Of course, much of my father’s success was due to his knowledge of his products, his understanding of his customer’s business and his ability to communicate this to them.  But thinking he was successful on individual achievement alone is to ignore the community of good will and caring in which his work was embedded.

Communities for Eric and Alice

I could go on.  My brother benefitted from the insight and good management at NCR, who looked past his lack of education and saw the talent in him.  He married into a warm and loving clan that took and still takes very seriously the notion of “family.”  If anyone ever wanted to find a group to capture in a documentary on the role of family in the stability and prosperity of its members, Janie’s family would be the perfect focus. 

My loud and “foreign” parents were always welcomed with warmth and grace by Jane’s parents.  When Jane’s mother insisted on staying at the family farm in Minnesota, in spite of her blindness and the lack of any family members near by, the entire family, children and grand-children, scattered across the western half of the country, re-arranged their lives so that there was always some one who could stay at the farm with Mrs. Wiggert. 

My sister, so deserving of help, got the assistance she needed, because generations of people who had contributed to Brown University made possible a fully paid scholarship for the education of this quiet, talented immigrant girl from 3,000 miles away.   And those same funds paid for the fledgling computers from which she found her profession.

Communities for me and my children

My children, too, benefitted from the thousands of alumni of their elite colleges whose contributions helped us afford their tuition.  I could name, as could you, a dozen teachers and mentors who paid special attention to my development.  There is a legion of friends, mentors, teachers, communities that are, in part, responsible for my success and that of my brother and sister and our children and grandchildren.

As I have hinted above, I imagine that working closely with my father could, at times, be a bit thorny.  But Ray and Jeanette Wachter, the owners of the business for whom he worked for 25 years, supported him and his work.  And his family.  It wasn’t until about 15 years ago that I learned that it was the Wachters who actually sent me to law school.  Every semester when the tuition bill came due, my father found a bonus waiting in his paycheck.  They never let me know that they did this; they never made themselves available for my thanks.  They died before I knew.  But my schooling, my career, are made possible by, are built upon their decency and caring.  Upon their moral imagination.

We, all of us, stand on the shoulders of historical and geographical communities.  Yes, our success is ours.  But it is also, always, an expression of the caring of these communities in which we are inevitably embedded.  When we only tell our stories in portrait, we miss this contribution.

By telling family stories twice, once in portrait and once in landscape, we can all regain contact with the moral imagination of those communities in which we are embedded.  After all, to the unnamed and unknown people who helped my parents survive and whose compassion is responsible for my existence, I am “the truly other.”  But for the moral imagination of generations of caring people, none of us would prosper. 

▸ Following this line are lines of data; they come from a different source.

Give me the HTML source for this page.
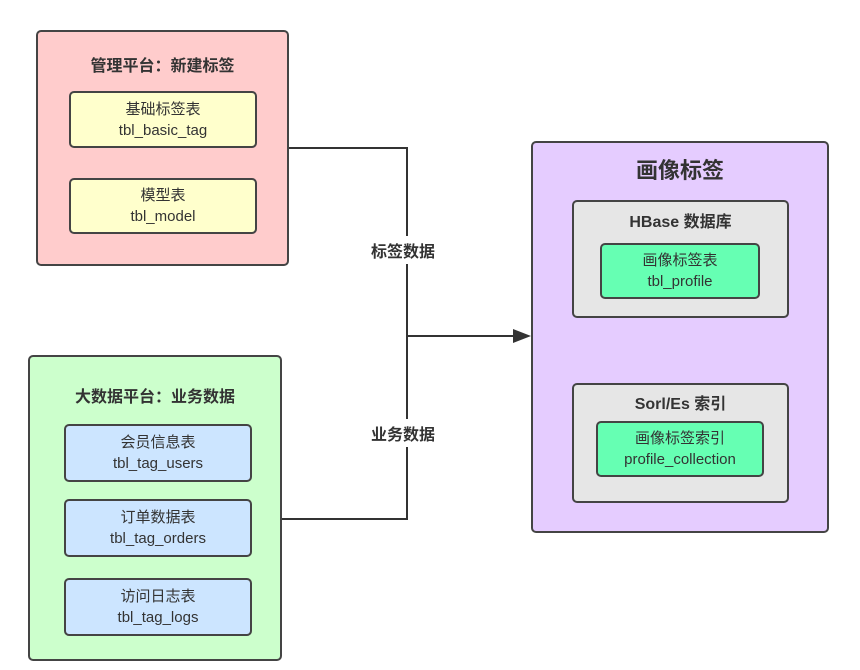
<!DOCTYPE html>
<html><head><meta charset="utf-8"><style>
body{margin:0;width:860px;height:670px;background:#fff;position:relative;overflow:hidden;font-family:"Liberation Sans","Noto Sans CJK SC",sans-serif;color:#333}
.b{position:absolute;box-sizing:border-box;border:2px solid #444;border-radius:5px}
.c{display:flex;flex-direction:column;align-items:center;justify-content:center;font-size:15px;line-height:21px;text-align:center}
.t{position:absolute;font-weight:bold;text-align:center}
.lab{position:absolute;background:#fff;font-size:16px;font-weight:bold;padding:2px 0}
</style></head><body>
<svg width="860" height="670" style="position:absolute;left:0;top:0">
<polyline points="288,148 407,148 407,519 281,519" fill="none" stroke="#333" stroke-width="2"/>
<line x1="407" y1="336" x2="516" y2="336" stroke="#333" stroke-width="2"/>
<polygon points="531,336 513,329 513,343" fill="#333"/>
<line x1="679" y1="317" x2="679" y2="368" stroke="#333" stroke-width="2"/>
<polygon points="679,382 672,365 686,365" fill="#333"/>
</svg>
<div class="lab" style="left:371px;top:236px">标签数据</div>
<div class="lab" style="left:371px;top:419px">业务数据</div>

<div class="b" style="left:36px;top:30px;width:253px;height:236px;background:#ffcccc"></div>
<div class="t" style="left:36px;top:52px;width:253px;font-size:16px">管理平台：新建标签</div>
<div class="b c" style="left:69px;top:91px;width:188px;height:57px;background:#ffffcc">基础标签表<br>tbl_basic_tag</div>
<div class="b c" style="left:69px;top:178px;width:188px;height:56px;background:#ffffcc">模型表<br>tbl_model</div>

<div class="b" style="left:28px;top:355px;width:254px;height:306px;background:#ccffcc"></div>
<div class="t" style="left:28px;top:383px;width:254px;font-size:16px">大数据平台：业务数据</div>
<div class="b c" style="left:64px;top:424px;width:188px;height:58px;background:#cce5ff">会员信息表<br>tbl_tag_users</div>
<div class="b c" style="left:64px;top:499px;width:188px;height:58px;background:#cce5ff">订单数据表<br>tbl_tag_orders</div>
<div class="b c" style="left:64px;top:578px;width:188px;height:58px;background:#cce5ff">访问日志表<br>tbl_tag_logs</div>

<div class="b" style="left:531px;top:141px;width:298px;height:392px;background:#e5ccff"></div>
<div class="t" style="left:531px;top:153px;width:298px;font-size:22px">画像标签</div>
<div class="b" style="left:572px;top:200px;width:217px;height:118px;background:#e6e6e6"></div>
<div class="t" style="left:572px;top:208px;width:217px;font-size:16px">HBase 数据库</div>
<div class="b c" style="left:600px;top:243px;width:160px;height:56px;background:#66ffb3">画像标签表<br>tbl_profile</div>
<div class="b" style="left:572px;top:383px;width:217px;height:120px;background:#e6e6e6"></div>
<div class="t" style="left:572px;top:390px;width:217px;font-size:16px">Sorl/Es 索引</div>
<div class="b c" style="left:596px;top:421px;width:168px;height:56px;background:#66ffb3">画像标签索引<br>profile_collection</div>
</body></html>
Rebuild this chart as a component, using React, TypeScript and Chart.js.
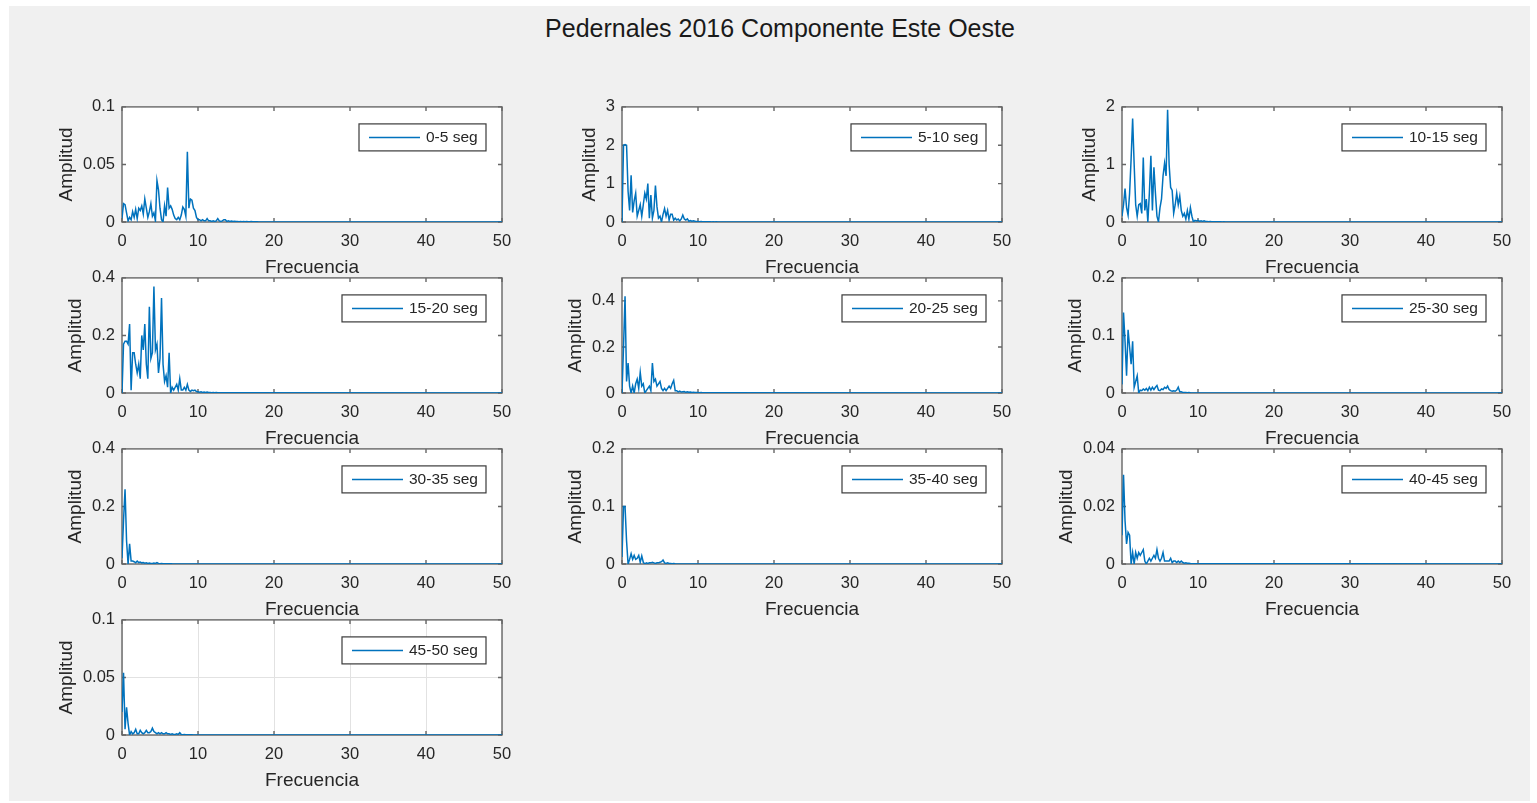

We should all tell our family's stories.  Twice.  Maybe your stories are not quite as dramatic as my father's and mother's, but the same thing will happen.  You will connect with the people and the communities that were the foundations upon which your family succeeded.

In a way, my father was right.  The American Dream isn’t a myth.  It is the illusion of solely individual achievement that is the fairy tale.  We have been telling the myth solely as portraiture, while ignoring the landscape.  Of late, Americans seem to have forgotten that there is no success without community, that embeddedness in community is our common and universal experience, that when someone fails, it is quite likely, in part, a failure of his or her community, and that we forget this basic truth at our peril, for people who don’t understand the debt they owe to community are bound to neglect it.